start Data
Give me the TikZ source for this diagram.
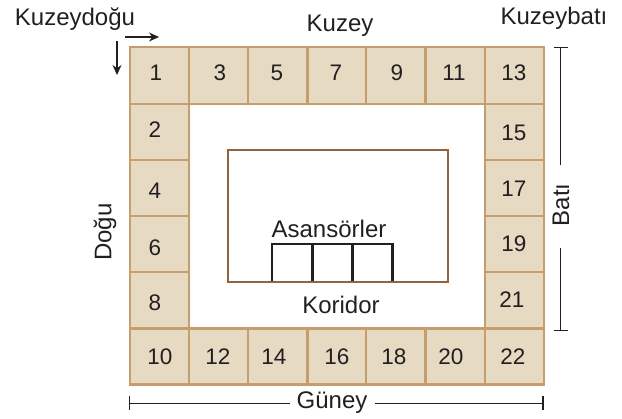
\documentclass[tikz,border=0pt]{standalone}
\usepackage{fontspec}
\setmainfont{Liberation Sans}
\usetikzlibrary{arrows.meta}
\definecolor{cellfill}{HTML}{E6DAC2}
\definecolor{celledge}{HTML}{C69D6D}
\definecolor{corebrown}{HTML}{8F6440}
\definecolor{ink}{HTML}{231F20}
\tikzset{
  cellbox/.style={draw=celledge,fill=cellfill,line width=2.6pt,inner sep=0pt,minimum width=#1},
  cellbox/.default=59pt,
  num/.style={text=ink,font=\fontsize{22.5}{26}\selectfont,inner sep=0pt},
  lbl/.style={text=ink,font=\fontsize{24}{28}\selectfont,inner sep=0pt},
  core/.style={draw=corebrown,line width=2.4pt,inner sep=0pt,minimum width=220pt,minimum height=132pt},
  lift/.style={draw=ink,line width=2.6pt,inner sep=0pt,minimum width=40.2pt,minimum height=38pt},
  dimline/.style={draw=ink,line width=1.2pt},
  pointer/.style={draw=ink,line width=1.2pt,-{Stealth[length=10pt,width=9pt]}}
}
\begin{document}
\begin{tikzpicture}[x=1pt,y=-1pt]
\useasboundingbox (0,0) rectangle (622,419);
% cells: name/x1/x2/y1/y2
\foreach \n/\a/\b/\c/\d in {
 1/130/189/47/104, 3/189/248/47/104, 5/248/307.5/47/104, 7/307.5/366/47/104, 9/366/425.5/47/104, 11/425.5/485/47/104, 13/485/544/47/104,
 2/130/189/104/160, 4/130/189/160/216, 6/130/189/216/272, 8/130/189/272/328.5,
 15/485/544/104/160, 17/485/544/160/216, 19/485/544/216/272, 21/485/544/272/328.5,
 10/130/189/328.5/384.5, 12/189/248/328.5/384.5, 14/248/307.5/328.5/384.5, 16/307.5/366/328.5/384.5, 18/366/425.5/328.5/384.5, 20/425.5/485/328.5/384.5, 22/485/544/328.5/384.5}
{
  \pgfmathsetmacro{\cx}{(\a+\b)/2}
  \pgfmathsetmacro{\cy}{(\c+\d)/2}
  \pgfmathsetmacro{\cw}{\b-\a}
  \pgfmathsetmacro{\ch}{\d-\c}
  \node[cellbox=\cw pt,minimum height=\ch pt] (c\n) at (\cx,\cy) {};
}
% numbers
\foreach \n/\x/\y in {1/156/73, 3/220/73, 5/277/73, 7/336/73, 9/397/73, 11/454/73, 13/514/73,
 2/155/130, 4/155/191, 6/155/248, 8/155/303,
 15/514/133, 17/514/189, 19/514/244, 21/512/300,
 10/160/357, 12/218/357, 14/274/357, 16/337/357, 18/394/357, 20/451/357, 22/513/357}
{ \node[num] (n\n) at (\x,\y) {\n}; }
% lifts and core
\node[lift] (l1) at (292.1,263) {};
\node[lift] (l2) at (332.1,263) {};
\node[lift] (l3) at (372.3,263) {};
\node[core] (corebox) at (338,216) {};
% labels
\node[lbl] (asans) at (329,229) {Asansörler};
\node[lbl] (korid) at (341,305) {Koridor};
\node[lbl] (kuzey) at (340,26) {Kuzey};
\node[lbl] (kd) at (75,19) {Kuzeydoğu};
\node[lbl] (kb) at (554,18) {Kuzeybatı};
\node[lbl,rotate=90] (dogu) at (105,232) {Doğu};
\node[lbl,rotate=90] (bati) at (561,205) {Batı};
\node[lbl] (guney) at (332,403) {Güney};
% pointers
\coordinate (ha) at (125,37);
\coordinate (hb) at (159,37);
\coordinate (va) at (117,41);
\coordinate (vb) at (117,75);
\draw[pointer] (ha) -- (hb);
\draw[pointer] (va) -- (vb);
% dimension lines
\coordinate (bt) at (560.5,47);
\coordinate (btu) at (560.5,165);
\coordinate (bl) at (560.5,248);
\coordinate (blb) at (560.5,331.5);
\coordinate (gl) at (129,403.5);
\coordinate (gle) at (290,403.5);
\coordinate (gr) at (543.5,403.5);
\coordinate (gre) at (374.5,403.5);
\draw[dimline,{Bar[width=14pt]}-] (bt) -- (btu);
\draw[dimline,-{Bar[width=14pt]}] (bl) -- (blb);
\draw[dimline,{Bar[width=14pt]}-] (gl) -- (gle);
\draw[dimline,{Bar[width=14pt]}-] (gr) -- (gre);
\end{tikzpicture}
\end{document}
end Data
start Data
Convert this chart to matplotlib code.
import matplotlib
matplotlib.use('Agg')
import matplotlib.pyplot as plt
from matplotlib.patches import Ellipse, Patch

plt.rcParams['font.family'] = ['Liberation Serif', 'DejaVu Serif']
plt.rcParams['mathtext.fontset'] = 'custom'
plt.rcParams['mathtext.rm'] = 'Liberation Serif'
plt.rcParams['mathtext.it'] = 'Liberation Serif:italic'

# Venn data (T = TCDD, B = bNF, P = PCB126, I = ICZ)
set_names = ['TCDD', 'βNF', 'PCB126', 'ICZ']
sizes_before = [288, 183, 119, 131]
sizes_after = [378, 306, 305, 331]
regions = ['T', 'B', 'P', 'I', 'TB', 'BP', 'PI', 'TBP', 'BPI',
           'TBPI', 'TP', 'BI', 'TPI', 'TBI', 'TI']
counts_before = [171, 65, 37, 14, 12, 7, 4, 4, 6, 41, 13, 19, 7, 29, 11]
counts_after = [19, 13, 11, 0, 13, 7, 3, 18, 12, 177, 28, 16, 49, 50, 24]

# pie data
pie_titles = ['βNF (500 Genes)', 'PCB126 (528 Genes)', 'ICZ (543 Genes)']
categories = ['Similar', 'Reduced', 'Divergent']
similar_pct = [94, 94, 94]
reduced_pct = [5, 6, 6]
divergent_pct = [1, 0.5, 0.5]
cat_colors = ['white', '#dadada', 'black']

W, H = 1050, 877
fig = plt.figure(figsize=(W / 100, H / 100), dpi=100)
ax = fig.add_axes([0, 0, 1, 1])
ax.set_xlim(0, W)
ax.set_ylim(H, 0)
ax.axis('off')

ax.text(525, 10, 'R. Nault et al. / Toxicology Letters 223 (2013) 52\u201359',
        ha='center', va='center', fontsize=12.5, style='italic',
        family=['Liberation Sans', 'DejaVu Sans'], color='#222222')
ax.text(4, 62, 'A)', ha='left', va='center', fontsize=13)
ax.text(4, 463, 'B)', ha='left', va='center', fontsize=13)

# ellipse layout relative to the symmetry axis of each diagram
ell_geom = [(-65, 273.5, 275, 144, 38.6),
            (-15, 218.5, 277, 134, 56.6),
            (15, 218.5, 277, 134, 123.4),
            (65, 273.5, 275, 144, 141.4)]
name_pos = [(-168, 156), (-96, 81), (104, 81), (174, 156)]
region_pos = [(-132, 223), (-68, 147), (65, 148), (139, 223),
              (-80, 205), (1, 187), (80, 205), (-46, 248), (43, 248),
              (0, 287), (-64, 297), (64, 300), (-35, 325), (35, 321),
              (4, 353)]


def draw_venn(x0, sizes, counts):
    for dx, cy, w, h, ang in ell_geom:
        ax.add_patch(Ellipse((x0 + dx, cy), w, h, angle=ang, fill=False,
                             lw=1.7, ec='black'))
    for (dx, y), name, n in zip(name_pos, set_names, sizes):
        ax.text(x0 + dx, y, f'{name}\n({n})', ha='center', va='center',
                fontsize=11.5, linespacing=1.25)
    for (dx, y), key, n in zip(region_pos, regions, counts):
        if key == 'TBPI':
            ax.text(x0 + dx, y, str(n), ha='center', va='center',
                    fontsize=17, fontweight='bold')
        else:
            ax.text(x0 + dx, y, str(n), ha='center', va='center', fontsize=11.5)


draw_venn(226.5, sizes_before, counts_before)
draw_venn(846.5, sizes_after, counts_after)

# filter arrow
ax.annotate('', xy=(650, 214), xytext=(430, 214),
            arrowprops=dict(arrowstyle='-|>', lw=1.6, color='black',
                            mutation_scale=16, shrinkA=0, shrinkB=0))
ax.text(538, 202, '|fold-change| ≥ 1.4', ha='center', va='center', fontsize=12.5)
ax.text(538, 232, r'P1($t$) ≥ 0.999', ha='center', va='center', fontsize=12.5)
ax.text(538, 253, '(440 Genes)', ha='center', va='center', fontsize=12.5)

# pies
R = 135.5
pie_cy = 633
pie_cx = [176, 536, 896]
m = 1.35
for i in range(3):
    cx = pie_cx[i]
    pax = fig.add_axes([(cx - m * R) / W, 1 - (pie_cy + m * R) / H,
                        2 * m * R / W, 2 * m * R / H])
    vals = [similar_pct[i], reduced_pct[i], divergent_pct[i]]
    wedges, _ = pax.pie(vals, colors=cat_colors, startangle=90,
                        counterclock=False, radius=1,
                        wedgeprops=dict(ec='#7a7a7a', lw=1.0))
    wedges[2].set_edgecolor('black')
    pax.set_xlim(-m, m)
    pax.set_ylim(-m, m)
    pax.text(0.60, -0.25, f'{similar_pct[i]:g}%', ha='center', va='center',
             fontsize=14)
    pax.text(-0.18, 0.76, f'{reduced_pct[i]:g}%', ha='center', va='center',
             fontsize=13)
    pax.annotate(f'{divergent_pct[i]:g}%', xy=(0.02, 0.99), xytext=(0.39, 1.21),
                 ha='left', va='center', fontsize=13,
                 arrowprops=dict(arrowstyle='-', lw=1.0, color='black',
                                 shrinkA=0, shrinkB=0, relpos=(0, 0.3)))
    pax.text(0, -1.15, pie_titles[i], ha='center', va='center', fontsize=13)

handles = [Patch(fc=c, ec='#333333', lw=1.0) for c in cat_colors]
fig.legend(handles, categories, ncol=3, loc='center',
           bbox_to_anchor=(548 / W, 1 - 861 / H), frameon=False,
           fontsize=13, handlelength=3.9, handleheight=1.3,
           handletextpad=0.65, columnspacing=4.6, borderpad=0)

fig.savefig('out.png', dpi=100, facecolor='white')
end Data
start Data
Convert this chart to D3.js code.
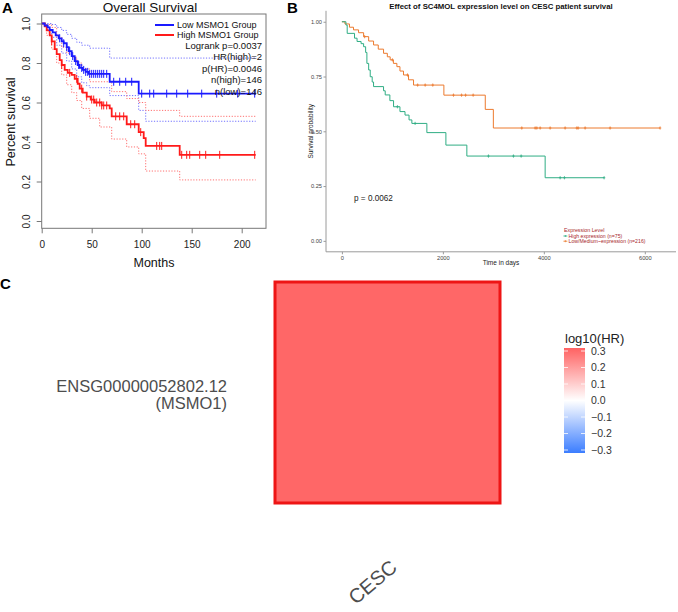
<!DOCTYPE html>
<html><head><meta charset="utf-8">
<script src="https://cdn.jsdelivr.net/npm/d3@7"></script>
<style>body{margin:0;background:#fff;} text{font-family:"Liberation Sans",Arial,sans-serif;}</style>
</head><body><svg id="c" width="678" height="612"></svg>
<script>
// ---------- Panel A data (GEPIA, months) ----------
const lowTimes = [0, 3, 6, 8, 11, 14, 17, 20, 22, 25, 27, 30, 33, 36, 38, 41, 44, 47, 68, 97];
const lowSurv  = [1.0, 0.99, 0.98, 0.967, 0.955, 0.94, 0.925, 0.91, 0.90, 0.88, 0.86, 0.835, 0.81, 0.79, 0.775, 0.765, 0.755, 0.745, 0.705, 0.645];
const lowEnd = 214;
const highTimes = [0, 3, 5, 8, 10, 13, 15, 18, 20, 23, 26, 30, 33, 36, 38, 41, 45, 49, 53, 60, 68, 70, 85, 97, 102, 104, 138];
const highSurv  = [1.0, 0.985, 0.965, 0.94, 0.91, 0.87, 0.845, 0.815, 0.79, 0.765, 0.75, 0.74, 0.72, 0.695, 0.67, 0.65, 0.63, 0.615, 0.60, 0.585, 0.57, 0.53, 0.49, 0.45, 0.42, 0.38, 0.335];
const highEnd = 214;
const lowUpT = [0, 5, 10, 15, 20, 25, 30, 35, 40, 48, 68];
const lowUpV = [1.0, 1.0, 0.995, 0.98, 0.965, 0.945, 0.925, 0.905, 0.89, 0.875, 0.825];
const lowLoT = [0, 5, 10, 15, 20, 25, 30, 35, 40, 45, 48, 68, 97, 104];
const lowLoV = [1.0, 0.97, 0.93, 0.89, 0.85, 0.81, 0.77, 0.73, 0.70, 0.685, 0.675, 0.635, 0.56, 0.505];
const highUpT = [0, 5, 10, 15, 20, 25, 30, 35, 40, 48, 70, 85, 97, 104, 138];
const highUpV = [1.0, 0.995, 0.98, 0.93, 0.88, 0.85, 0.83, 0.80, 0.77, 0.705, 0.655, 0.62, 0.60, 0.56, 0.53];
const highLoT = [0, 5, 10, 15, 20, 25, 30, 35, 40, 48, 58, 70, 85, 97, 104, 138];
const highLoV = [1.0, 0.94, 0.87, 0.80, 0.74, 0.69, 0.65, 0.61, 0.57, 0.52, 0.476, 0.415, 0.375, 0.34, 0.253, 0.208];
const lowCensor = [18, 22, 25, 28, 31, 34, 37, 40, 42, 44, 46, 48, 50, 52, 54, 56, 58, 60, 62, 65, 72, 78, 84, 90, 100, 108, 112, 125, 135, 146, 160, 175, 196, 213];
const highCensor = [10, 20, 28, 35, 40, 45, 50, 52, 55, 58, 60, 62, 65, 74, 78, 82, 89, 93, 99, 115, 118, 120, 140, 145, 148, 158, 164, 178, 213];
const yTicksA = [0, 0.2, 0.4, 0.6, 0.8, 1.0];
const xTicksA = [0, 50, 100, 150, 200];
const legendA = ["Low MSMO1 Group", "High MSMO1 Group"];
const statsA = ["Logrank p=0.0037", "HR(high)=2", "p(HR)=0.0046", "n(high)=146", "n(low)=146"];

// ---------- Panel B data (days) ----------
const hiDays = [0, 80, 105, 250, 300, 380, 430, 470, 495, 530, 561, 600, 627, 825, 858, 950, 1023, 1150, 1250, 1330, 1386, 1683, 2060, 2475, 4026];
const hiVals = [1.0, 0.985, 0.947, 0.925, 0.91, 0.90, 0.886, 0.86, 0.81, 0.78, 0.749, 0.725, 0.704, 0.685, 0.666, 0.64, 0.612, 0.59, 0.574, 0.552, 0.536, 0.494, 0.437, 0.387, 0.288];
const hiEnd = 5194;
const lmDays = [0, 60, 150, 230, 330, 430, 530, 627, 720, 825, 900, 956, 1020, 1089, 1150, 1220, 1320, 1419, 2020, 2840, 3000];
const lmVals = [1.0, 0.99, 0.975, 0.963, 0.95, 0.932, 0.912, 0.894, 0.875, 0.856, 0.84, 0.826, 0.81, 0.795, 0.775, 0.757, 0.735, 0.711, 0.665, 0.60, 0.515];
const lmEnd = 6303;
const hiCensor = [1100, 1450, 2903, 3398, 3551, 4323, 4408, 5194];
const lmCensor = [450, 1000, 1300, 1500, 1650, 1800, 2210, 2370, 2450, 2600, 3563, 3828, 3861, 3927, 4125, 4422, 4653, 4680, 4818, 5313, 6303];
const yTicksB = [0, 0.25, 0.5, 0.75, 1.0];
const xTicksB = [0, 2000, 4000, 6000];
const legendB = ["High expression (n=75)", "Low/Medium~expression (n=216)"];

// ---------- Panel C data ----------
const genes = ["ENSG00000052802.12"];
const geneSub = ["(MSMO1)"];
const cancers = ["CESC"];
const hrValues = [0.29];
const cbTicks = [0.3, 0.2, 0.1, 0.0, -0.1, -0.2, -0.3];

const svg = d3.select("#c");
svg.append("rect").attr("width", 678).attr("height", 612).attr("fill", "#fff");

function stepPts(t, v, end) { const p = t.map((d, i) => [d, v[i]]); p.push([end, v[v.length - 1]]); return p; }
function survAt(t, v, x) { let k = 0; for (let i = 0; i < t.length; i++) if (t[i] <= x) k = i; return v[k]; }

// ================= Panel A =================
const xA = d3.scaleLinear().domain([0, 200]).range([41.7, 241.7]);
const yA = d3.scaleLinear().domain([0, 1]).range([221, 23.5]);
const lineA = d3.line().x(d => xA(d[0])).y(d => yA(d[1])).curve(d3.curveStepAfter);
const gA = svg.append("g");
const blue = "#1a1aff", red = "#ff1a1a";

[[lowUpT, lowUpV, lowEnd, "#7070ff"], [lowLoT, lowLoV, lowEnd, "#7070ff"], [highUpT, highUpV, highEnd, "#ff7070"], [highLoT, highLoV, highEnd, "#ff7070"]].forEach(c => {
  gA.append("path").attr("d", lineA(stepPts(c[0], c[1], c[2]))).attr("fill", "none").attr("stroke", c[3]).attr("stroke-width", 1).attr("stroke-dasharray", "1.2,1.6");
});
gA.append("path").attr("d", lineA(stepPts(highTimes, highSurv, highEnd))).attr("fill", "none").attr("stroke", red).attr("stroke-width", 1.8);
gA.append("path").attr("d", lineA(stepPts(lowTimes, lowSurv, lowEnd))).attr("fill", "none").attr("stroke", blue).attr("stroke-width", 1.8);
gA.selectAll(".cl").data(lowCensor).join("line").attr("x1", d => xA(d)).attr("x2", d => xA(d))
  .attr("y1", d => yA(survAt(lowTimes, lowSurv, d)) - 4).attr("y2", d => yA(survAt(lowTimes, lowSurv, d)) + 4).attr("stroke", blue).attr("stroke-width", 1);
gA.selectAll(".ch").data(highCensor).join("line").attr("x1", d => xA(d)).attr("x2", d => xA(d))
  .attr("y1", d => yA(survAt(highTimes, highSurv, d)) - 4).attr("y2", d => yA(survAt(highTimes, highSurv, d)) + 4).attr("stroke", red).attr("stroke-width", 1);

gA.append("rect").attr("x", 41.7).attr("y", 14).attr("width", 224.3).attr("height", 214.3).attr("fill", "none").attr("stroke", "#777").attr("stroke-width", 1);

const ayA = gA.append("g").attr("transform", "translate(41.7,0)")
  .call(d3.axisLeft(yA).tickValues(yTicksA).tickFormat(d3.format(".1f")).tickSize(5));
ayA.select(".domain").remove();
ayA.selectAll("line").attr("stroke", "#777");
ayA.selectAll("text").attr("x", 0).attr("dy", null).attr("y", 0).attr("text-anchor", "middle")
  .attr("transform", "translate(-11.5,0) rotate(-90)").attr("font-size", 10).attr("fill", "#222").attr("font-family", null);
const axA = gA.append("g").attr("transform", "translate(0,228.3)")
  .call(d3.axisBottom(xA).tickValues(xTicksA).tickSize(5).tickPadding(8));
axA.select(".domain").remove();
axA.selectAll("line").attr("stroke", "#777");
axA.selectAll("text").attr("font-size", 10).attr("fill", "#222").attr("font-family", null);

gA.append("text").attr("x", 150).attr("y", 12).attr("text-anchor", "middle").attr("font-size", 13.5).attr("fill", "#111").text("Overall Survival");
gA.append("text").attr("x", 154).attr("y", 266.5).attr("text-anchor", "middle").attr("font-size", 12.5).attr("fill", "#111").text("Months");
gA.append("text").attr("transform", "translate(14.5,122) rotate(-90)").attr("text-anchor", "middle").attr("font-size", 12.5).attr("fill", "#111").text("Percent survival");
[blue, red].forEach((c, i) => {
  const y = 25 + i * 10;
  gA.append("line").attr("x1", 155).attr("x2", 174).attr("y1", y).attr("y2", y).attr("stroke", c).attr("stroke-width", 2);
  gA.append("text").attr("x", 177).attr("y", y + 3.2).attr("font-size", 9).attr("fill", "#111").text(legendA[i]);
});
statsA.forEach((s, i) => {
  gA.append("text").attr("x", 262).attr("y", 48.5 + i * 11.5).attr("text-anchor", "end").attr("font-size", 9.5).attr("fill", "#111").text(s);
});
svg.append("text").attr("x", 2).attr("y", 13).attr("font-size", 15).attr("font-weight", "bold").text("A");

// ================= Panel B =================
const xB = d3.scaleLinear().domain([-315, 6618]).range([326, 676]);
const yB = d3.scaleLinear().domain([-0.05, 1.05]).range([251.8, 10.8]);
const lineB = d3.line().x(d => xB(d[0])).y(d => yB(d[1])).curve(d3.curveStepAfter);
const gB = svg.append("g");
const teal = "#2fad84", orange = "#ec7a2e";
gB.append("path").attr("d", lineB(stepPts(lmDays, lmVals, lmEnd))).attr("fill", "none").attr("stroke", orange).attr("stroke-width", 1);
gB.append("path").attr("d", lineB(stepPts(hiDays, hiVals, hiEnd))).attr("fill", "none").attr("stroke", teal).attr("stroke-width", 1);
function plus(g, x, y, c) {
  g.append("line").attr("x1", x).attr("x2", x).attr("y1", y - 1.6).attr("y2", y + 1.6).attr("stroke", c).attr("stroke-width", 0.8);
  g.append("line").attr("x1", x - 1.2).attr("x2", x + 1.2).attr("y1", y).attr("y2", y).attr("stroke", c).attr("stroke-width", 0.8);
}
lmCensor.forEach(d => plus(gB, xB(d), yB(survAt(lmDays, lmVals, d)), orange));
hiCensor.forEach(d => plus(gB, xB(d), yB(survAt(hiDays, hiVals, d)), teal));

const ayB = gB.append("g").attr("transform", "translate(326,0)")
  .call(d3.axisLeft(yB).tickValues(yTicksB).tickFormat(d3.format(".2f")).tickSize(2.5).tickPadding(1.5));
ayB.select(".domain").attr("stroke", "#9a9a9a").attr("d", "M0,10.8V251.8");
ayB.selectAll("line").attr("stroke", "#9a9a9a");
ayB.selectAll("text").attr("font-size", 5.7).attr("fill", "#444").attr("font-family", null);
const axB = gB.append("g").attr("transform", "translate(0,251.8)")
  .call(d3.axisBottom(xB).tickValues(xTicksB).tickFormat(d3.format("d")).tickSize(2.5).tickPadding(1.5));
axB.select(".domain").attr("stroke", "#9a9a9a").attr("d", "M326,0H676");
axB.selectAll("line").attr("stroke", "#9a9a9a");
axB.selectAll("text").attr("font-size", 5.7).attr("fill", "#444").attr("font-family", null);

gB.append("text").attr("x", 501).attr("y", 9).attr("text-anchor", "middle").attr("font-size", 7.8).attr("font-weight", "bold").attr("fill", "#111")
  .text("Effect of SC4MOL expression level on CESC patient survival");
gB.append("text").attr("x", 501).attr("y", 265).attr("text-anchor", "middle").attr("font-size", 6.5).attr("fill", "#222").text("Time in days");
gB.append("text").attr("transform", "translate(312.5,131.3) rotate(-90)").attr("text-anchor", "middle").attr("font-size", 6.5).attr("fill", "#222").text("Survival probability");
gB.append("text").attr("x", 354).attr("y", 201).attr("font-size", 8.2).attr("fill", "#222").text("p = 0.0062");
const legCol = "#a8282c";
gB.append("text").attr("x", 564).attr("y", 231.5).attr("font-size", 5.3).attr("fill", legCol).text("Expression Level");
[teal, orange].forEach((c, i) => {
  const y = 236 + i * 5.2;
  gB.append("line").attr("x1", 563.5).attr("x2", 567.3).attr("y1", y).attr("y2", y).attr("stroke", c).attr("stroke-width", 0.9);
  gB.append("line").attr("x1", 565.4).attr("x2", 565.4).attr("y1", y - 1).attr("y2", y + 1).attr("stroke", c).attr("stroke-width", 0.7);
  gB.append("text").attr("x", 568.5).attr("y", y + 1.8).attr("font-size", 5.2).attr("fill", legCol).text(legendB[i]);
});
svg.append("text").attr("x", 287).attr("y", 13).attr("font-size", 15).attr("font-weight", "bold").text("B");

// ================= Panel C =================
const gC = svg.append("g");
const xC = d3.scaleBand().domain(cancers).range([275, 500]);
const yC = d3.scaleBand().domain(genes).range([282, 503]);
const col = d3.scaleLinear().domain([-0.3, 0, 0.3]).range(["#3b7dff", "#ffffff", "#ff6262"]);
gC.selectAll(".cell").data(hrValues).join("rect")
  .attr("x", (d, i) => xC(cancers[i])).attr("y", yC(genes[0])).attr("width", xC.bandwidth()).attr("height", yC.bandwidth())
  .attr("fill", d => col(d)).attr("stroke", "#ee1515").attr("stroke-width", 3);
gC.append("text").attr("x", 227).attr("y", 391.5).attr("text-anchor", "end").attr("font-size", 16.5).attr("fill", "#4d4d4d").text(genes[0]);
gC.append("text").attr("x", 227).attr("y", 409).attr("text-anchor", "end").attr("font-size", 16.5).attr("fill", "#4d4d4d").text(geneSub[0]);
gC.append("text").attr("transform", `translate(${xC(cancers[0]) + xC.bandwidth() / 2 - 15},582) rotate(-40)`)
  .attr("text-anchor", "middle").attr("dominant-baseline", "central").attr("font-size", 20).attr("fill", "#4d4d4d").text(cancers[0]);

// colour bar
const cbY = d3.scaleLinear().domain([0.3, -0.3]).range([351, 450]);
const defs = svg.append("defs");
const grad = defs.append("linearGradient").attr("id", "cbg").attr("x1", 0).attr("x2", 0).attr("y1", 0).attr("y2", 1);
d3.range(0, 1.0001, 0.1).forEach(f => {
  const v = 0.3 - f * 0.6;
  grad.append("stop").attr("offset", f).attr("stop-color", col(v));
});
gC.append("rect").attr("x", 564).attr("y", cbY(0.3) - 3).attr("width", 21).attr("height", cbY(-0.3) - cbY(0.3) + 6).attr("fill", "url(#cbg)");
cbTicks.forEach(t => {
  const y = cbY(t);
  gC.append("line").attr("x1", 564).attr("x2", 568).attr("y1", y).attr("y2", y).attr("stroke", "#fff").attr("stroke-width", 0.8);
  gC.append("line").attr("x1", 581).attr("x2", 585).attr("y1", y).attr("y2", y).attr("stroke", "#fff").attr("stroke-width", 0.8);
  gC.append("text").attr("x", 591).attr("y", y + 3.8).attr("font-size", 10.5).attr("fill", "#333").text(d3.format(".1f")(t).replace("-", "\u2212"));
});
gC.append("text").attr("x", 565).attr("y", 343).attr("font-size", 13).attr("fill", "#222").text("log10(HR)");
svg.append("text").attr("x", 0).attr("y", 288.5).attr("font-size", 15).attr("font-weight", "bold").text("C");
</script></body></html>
end Data
[Instructions for the task]:
The string "code" may appear in lines of the listing above; tally those lines and give the number only.

[Exercise response]:
2